Chief Justice of the Utah Supreme Court
- In office 1981–1993
- Appointed by: Scott M. Matheson
- Preceded by: Richard J. Maughan
- Succeeded by: Michael David Zimmerman

Personal details
- Born: December 14, 1926 Vernal, Utah, U.S.
- Died: June 1, 2025 (aged 98)

= Gordon R. Hall =

American judge (1926–2025)

Gordon Roscoe Hall (December 14, 1926 – June 1, 2025) was an American judge who was a justice of the Utah Supreme Court from 1977 to 1993. He served as chief justice from 1981 to 1993, which is longer than any chief justice in Utah history.

==Early legal career==
Hall was born in Vernal, Utah on December 14, 1926. He practiced law in Tooele, Utah. He was attorney-adviser for the commanding officer at the Tooele Army Depot from 1953 to 1958. At different points in his career, he was town attorney for Wendover and Stockton, and Grantsville city attorney.
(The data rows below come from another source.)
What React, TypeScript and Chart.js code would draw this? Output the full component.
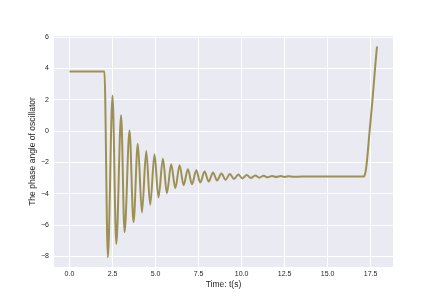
import React, { useEffect, useRef } from "react";
import { Chart, registerables } from "chart.js";

Chart.register(...registerables);

// Time samples (s) and phase angle of the oscillator
const timeValues: number[] = [
  0, 2.03, 2.23, 2.5, 2.72, 3.0, 3.2, 3.49, 3.72, 3.97, 4.21, 4.46, 4.69, 4.94,
  5.17, 5.43, 5.66, 5.91, 6.15, 6.4, 6.63, 6.88, 7.12, 7.37, 7.6, 7.85, 8.09,
  8.34, 8.58, 8.83, 9.07, 9.32, 9.56, 9.81, 10.05, 10.3, 10.54, 10.79, 11.03,
  11.28, 11.52, 11.77, 12.01, 12.26, 12.5, 12.75, 13.0, 13.5, 17.1, 17.15,
  17.22, 17.3, 17.44, 17.62, 17.77, 17.87,
];
const phaseValues: number[] = [
  3.8, 3.8, -8.04, 2.27, -7.2, 1.02, -6.45, 0.04, -5.82, -0.8, -5.19, -1.27,
  -4.7, -1.48, -4.23, -1.76, -3.96, -2.12, -3.64, -2.18, -3.45, -2.43, -3.39,
  -2.5, -3.28, -2.58, -3.22, -2.64, -3.15, -2.7, -3.1, -2.74, -3.06, -2.77,
  -3.02, -2.8, -2.99, -2.83, -2.97, -2.85, -2.95, -2.86, -2.93, -2.87, -2.92,
  -2.88, -2.91, -2.9, -2.9, -2.82, -2.5, -1.75, 0.0, 2.15, 4.2, 5.4,
];
const xTicks: number[] = [0, 2.5, 5, 7.5, 10, 12.5, 15, 17.5];
const yTicks: number[] = [-8, -6, -4, -2, 0, 2, 4, 6];
const xTitle = "Time: t(s)";
const yTitle = "The phase angle of oscillator";

const FONT = "'Liberation Sans', Arial, Helvetica, sans-serif";
const TEXT = "#262626";

const bgPlugin = {
  id: "bgPlugin",
  beforeDraw(chart: any) {
    const { ctx, chartArea } = chart;
    ctx.save();
    ctx.fillStyle = "#ffffff";
    ctx.fillRect(0, 0, chart.width, chart.height);
    ctx.fillStyle = "#EAEAF2";
    ctx.fillRect(
      chartArea.left,
      chartArea.top,
      chartArea.right - chartArea.left,
      chartArea.bottom - chartArea.top
    );
    ctx.restore();
  },
};

export default function App() {
  const ref = useRef<HTMLCanvasElement | null>(null);

  useEffect(() => {
    document.body.style.margin = "0";
    if (!ref.current) return;
    const points = timeValues.map((t, i) => ({ x: t, y: phaseValues[i] }));
    const chart = new Chart(ref.current, {
      type: "line",
      data: {
        datasets: [
          {
            data: points,
            borderColor: "#9d9055",
            borderWidth: 2,
            pointRadius: 0,
            fill: false,
            cubicInterpolationMode: "monotone",
          },
        ],
      },
      options: {
        animation: false,
        responsive: false,
        maintainAspectRatio: false,
        layout: { padding: { left: 0, right: 43, top: 36, bottom: 0 } },
        plugins: {
          legend: { display: false },
          tooltip: { enabled: false },
        },
        scales: {
          x: {
            type: "linear",
            min: -0.9,
            max: 18.8,
            afterBuildTicks: (scale: any) => {
              scale.ticks = xTicks.map((v) => ({ value: v }));
            },
            afterFit: (scale: any) => {
              scale.height = 33;
            },
            grid: { color: "#ffffff", lineWidth: 1, drawTicks: false },
            border: { display: false },
            ticks: {
              autoSkip: false,
              maxRotation: 0,
              padding: 3,
              color: TEXT,
              font: { family: FONT, size: 7 },
              callback: (v: any) => Number(v).toFixed(1),
            },
            title: {
              display: true,
              text: xTitle,
              color: TEXT,
              font: { family: FONT, size: 8.5 },
              padding: { top: 0, bottom: 10 },
            },
          },
          y: {
            type: "linear",
            min: -8.67,
            max: 6.07,
            afterBuildTicks: (scale: any) => {
              scale.ticks = yTicks.map((v) => ({ value: v }));
            },
            afterFit: (scale: any) => {
              scale.width = 54;
            },
            grid: { color: "#ffffff", lineWidth: 1, drawTicks: false },
            border: { display: false },
            ticks: {
              autoSkip: false,
              padding: 5,
              color: TEXT,
              font: { family: FONT, size: 7 },
              callback: (v: any) => String(v).replace("-", "\u2212"),
            },
            title: {
              display: true,
              text: yTitle,
              color: TEXT,
              font: { family: FONT, size: 8.5 },
              padding: { top: 28, bottom: 0 },
            },
          },
        },
      },
      plugins: [bgPlugin],
    });
    return () => chart.destroy();
  }, []);

  return (
    <div style={{ width: 436, height: 300 }}>
      <canvas ref={ref} width={436} height={300} style={{ display: "block" }} />
    </div>
  );
}
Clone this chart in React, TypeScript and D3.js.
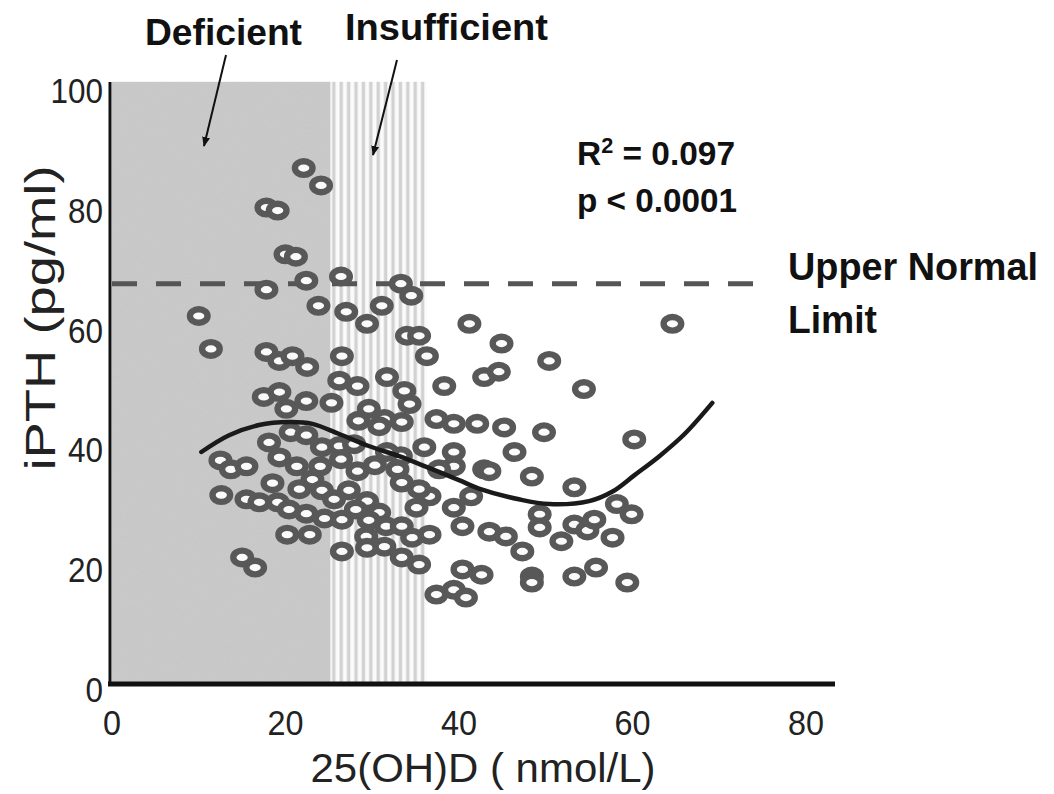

He was elected three times as Tooele County Attorney.

==Judicial career==
Hall was appointed to the Third District Court in 1969. Governor Scott M. Matheson appointed him to the Utah Supreme Court in 1977. He became chief justice following the death of his predecessor in that office, Richard J. Maughan. During Hall's tenure as Chief Justice, the Utah Constitution was changed to make the judiciary independent. Utah's Judiciary gave him the Distinguished Jurist Award in 1988. He served as President of the Conference of Chief Justices, chairman of the Utah Judicial Council, and chairman of the board of the National Center for State Courts.

==Later life and death==
In 2007, the new Tooele County Courthouse was named in his honor. When it opened, it was the only Utah courthouse named for a judge. On June 1, 2025, Hall died at the age of 98.